(Records with drawing code)
>> Start

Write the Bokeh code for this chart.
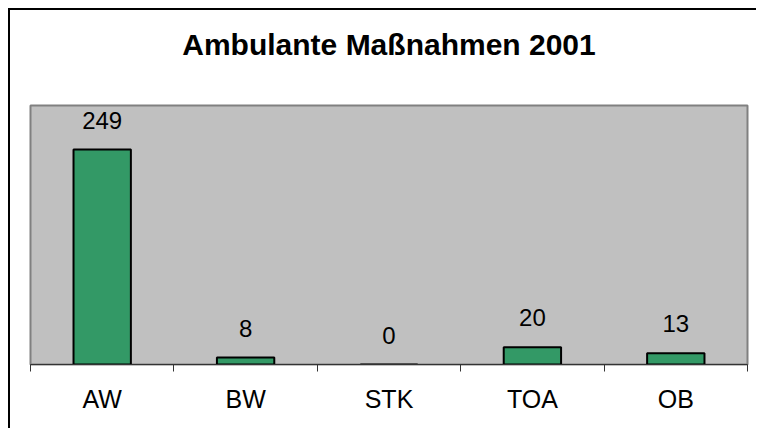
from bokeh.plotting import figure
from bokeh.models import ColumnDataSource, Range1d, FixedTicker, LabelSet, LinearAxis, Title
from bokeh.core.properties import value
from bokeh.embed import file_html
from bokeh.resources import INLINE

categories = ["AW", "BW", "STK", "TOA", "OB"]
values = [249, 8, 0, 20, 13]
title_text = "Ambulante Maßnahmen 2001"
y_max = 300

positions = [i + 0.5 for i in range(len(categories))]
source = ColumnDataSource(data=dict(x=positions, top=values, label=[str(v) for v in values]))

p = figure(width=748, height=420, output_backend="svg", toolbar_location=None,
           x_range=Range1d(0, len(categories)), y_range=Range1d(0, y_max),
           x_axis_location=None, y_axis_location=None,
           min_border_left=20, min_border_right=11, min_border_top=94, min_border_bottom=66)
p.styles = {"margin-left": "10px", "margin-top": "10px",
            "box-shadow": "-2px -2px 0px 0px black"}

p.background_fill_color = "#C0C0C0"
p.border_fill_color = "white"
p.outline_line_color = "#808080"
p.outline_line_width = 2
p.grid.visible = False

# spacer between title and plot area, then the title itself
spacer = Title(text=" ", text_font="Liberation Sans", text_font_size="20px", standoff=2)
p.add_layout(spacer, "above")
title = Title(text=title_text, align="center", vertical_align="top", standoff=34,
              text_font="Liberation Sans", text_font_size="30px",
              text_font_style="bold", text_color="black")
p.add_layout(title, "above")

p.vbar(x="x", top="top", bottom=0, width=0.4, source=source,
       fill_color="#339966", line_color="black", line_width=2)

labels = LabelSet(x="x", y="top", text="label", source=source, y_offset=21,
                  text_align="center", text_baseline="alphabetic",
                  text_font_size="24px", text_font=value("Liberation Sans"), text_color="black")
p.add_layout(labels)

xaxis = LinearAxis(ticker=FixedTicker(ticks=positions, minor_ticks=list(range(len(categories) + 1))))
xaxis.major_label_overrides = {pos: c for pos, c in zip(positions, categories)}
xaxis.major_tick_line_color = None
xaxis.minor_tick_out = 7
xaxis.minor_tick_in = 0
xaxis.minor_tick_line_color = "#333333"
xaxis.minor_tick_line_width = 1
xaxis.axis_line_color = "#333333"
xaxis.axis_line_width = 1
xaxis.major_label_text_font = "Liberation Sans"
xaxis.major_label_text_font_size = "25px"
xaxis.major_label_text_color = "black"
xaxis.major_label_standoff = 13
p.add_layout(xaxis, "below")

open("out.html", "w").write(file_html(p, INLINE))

>> End
>> Start

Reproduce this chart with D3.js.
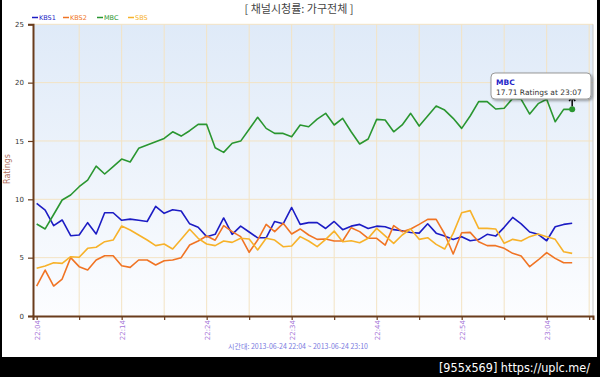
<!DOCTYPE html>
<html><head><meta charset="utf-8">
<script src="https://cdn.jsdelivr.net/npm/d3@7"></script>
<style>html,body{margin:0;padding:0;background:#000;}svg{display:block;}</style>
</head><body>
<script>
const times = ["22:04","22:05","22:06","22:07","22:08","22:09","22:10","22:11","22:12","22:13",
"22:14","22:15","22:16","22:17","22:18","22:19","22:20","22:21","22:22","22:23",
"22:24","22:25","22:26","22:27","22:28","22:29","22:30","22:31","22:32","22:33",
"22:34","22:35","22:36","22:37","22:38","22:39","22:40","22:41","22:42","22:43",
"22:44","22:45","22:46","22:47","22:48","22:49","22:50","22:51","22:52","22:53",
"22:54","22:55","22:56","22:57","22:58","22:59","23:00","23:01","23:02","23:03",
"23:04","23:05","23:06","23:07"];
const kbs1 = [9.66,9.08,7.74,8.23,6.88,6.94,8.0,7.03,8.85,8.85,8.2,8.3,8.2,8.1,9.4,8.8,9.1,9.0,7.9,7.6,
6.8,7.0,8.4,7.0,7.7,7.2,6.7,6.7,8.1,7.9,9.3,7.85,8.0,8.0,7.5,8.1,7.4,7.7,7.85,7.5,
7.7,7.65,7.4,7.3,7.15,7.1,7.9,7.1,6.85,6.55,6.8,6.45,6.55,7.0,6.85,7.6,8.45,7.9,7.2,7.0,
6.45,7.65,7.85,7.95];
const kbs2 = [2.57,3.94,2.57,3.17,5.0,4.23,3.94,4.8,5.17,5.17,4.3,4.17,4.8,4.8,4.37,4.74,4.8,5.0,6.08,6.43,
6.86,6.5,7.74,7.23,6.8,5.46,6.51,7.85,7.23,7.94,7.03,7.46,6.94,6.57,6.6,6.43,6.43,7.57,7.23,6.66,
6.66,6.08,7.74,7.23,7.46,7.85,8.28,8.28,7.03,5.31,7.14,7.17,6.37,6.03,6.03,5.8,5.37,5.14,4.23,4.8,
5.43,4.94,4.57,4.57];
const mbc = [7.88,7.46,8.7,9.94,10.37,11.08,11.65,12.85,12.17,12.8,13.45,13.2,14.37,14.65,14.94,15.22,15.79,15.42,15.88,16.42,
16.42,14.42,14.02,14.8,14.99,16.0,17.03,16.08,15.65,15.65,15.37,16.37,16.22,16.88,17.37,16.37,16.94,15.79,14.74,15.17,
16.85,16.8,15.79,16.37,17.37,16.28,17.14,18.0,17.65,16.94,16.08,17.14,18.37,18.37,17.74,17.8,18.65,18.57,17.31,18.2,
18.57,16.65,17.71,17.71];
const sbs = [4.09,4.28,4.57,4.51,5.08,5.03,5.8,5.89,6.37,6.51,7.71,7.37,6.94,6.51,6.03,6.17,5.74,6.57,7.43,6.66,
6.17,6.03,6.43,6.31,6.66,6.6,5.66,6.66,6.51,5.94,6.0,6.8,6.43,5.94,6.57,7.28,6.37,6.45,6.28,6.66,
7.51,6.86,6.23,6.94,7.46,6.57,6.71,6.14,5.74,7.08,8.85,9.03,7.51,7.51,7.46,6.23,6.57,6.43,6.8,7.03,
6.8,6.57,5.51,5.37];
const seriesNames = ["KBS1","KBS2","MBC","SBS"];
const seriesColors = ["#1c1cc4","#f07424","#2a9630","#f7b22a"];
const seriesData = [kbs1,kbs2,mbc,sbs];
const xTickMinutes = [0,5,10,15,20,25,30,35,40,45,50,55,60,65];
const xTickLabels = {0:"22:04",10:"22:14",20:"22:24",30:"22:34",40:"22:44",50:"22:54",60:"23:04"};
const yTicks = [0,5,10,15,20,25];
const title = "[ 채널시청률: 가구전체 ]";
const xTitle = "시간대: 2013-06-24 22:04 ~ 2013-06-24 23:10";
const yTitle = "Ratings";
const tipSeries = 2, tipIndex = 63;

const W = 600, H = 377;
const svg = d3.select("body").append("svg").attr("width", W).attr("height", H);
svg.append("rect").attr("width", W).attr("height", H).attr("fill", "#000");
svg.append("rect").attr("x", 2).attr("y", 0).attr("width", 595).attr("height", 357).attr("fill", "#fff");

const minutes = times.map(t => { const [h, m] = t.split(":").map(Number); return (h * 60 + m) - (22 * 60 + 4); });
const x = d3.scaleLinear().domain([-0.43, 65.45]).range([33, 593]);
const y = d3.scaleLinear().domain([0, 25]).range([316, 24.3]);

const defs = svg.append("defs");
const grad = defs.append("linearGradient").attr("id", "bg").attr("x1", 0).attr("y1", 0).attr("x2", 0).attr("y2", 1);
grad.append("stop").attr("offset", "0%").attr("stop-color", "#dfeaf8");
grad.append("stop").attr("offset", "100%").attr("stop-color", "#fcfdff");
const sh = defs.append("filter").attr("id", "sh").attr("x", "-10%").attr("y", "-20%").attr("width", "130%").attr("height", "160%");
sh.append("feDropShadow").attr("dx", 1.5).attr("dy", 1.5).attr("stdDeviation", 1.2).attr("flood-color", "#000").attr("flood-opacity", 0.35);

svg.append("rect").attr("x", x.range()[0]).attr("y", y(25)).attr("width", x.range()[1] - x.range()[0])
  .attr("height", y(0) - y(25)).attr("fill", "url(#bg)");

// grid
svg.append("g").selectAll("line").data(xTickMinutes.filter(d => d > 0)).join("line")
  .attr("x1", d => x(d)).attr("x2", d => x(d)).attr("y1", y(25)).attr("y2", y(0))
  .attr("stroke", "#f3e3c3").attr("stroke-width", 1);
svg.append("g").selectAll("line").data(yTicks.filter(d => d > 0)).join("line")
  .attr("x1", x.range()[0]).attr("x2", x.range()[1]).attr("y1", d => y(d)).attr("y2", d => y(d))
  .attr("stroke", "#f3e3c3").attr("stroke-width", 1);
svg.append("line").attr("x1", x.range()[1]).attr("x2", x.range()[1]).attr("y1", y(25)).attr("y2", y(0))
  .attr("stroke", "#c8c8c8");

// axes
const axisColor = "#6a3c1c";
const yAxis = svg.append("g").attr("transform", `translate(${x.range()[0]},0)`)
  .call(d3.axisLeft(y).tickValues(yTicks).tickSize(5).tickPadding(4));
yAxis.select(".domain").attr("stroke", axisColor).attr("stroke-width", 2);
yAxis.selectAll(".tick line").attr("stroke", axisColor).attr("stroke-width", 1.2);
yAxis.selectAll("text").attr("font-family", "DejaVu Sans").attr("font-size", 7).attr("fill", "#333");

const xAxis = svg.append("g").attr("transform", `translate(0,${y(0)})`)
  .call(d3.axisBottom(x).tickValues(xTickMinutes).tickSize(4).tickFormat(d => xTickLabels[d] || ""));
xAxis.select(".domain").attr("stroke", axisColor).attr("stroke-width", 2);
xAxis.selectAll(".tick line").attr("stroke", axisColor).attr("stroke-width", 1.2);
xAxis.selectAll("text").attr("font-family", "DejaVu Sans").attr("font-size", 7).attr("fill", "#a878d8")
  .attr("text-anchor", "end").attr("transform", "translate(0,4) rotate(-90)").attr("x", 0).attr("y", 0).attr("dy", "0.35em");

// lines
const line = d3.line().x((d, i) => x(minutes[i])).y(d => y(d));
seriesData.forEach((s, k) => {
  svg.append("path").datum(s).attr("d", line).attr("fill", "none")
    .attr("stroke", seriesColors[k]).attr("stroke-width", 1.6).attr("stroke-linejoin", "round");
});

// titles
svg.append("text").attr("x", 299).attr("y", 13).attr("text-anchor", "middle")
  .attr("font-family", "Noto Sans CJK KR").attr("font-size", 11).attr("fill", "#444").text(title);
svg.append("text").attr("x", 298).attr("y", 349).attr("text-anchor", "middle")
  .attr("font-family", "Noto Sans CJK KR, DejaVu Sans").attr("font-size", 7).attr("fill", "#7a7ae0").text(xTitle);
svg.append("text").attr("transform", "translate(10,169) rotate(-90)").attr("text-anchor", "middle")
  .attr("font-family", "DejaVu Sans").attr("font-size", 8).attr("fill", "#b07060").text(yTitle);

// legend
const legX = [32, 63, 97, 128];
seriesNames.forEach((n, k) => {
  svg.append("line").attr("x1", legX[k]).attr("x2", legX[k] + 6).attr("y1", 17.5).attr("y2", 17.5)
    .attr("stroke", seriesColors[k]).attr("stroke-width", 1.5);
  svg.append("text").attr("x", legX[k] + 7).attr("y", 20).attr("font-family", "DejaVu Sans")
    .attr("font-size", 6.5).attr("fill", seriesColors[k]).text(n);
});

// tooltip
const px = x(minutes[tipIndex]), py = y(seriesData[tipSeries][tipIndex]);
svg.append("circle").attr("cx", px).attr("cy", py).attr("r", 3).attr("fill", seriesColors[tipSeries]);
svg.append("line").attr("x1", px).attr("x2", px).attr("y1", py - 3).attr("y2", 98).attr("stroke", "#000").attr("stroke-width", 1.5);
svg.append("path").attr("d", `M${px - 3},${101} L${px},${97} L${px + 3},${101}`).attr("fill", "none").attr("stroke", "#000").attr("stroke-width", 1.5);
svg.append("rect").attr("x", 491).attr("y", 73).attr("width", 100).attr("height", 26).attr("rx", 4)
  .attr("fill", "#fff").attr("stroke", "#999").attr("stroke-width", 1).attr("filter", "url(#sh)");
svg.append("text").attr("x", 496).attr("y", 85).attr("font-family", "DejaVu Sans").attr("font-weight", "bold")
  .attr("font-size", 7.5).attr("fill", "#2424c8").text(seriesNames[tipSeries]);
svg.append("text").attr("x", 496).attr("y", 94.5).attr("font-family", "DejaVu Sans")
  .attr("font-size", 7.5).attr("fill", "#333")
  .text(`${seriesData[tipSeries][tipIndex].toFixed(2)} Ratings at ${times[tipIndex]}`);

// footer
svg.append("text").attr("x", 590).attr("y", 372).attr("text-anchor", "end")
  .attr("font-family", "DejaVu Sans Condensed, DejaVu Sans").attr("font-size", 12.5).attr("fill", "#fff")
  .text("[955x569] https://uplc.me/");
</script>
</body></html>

>> End

**Your task**
Give the number of lines in the listing above that contain "chart", and nothing else.

**The output**
2